Nella notte tra il 21 e il 22 giugno, gli Stati Uniti hanno lanciato un attacco militare contro l’Iran, colpendo e distruggendo tre dei principali impianti nucleari del paese: Fordow, Natanz e Isfahan. L’azione, condotta con bombardieri stealth B-2 e missili da crociera lanciati da sottomarini nel Golfo Persico, è stata definita dalla Casa Bianca un “intervento mirato e necessario per neutralizzare la minaccia nucleare iraniana”.
Secondo quanto dichiarato da Donald Trump, tornato al potere da pochi mesi, l’operazione ha avuto ‘successo totale’ e avrebbe ‘completamente obliterato’ le capacità nucleari sotterranee dell’Iran. I tre impianti (considerati tra i più protetti e strategici del programma atomico iraniano) sarebbero ora fuori uso.
La risposta iraniana
Poche ore dopo l’attacco, l’Iran ha risposto lanciando missili balistici verso Israele, colpendo alcune aree a nord di Tel Aviv. L’esercito israeliano ha reagito immediatamente, bombardando obiettivi militari iraniani lungo il confine occidentale del Paese. L’escalation ha acceso l’allarme nella comunità internazionale: si teme un rapido allargamento del conflitto in Medio Oriente.

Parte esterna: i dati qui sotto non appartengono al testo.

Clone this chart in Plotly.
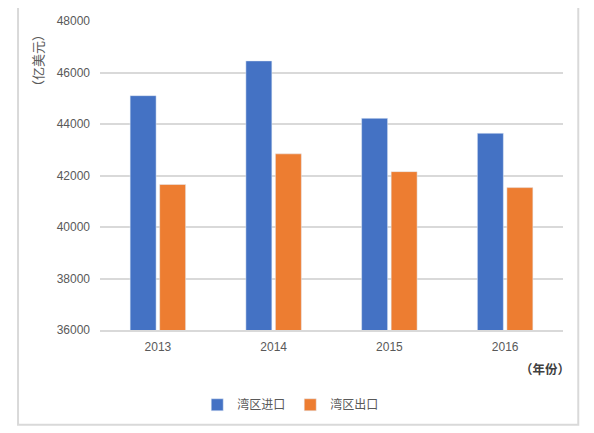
import plotly.graph_objects as go

years = ['2013', '2014', '2015', '2016']
imports = [45100, 46450, 44220, 43640]
exports = [41650, 42840, 42150, 41530]

blue = '#4472C4'
orange = '#ED7D31'
grid = '#D9D9D9'
cjk = 'Noto Sans CJK SC'

fig = go.Figure()
fig.add_trace(go.Bar(x=years, y=imports, name='湾区进口', marker_color=blue))
fig.add_trace(go.Bar(x=years, y=exports, name='湾区出口', marker_color=orange))

# page body has an 8px margin, so the figure is a little smaller than the window
fig.update_layout(
    width=586, height=425,
    margin=dict(l=92, r=30.5, t=12.5, b=103, autoexpand=False),
    paper_bgcolor='white', plot_bgcolor='white',
    barmode='group', bargap=0.49, bargroupgap=0.12,
    font=dict(family='Liberation Sans, Arial', size=12, color='#595959'),
    showlegend=True,
    legend=dict(orientation='h', x=0.21, y=-0.242, xanchor='left', yanchor='middle',
                font=dict(family=cjk, size=12, color='#595959'),
                itemwidth=30, entrywidth=48, tracegroupgap=0),
    xaxis=dict(showgrid=False, showline=True, linecolor=grid, linewidth=1.5,
               ticks='', ticklabelstandoff=5, tickfont=dict(size=12),
               automargin=False),
    yaxis=dict(range=[36000, 48000], dtick=2000, tickformat='d',
               showgrid=True, gridcolor=grid, gridwidth=1.5,
               zeroline=False, showline=False, ticks='',
               ticklabelstandoff=9, tickfont=dict(size=12), automargin=False),
    shapes=[dict(type='rect', xref='paper', yref='paper',
                 x0=-0.177, x1=1.033, y0=-0.307, y1=1.047,
                 line=dict(color=grid, width=2), fillcolor='rgba(0,0,0,0)',
                 layer='below')],
    annotations=[
        dict(text='（亿美元）', xref='paper', yref='paper', x=-0.135, y=0.872,
             xanchor='center', yanchor='middle', textangle=-90, showarrow=False,
             font=dict(family=cjk, size=13, color='#595959')),
        dict(text='<b>（年份）</b>', xref='paper', yref='paper', x=1.02, y=-0.123,
             xanchor='right', yanchor='middle', showarrow=False,
             font=dict(family=cjk, size=12.5, color='#404040')),
    ],
)

fig.write_html('out.html')
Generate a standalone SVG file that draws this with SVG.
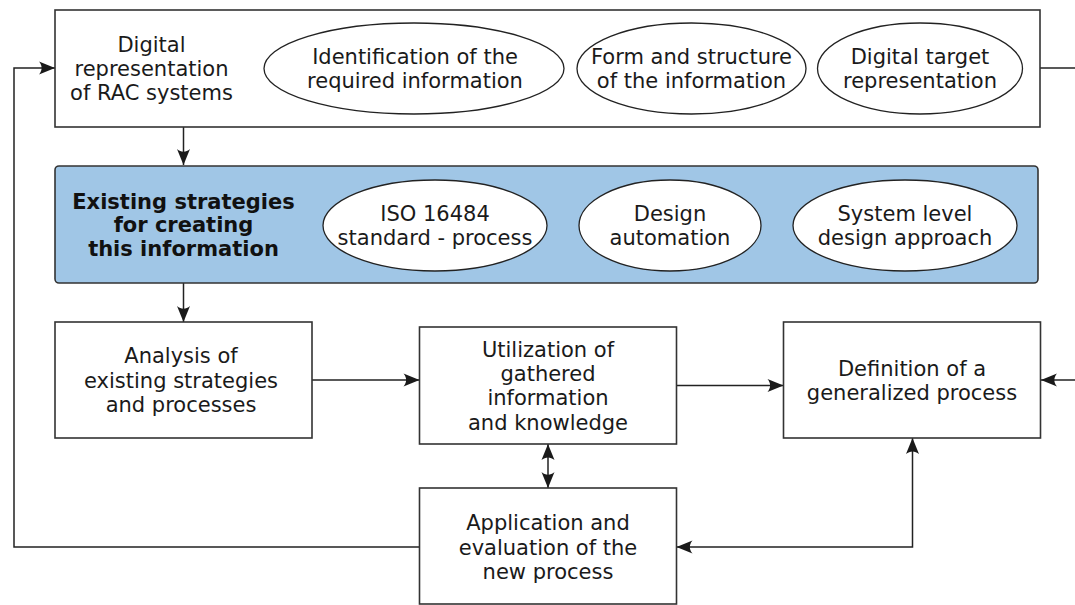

Il governo iraniano ha definito l’attacco statunitense un ‘atto di guerra’ e ha annunciato che ‘la vendetta sarà dura e proporzionata’. Nel frattempo, il Consiglio di Sicurezza delle Nazioni Unite è stato convocato d’urgenza per valutare la situazione e cercare di evitare un’escalation incontrollata.
Reazioni internazionali
Le reazioni globali sono state contrastanti. Israele ha applaudito l’intervento definendolo ‘un passo necessario per la sicurezza regionale’. Al contrario, l’Unione Europea, Russia e Cina hanno espresso preoccupazione, invitando alla moderazione e al ritorno della diplomazia. Negli Stati Uniti, l’attacco ha suscitato anche polemiche interne: molti membri del Congresso hanno criticato l’azione unilaterale di Trump, sottolineando che non vi è stata alcuna autorizzazione parlamentare per un’operazione militare di tale portata.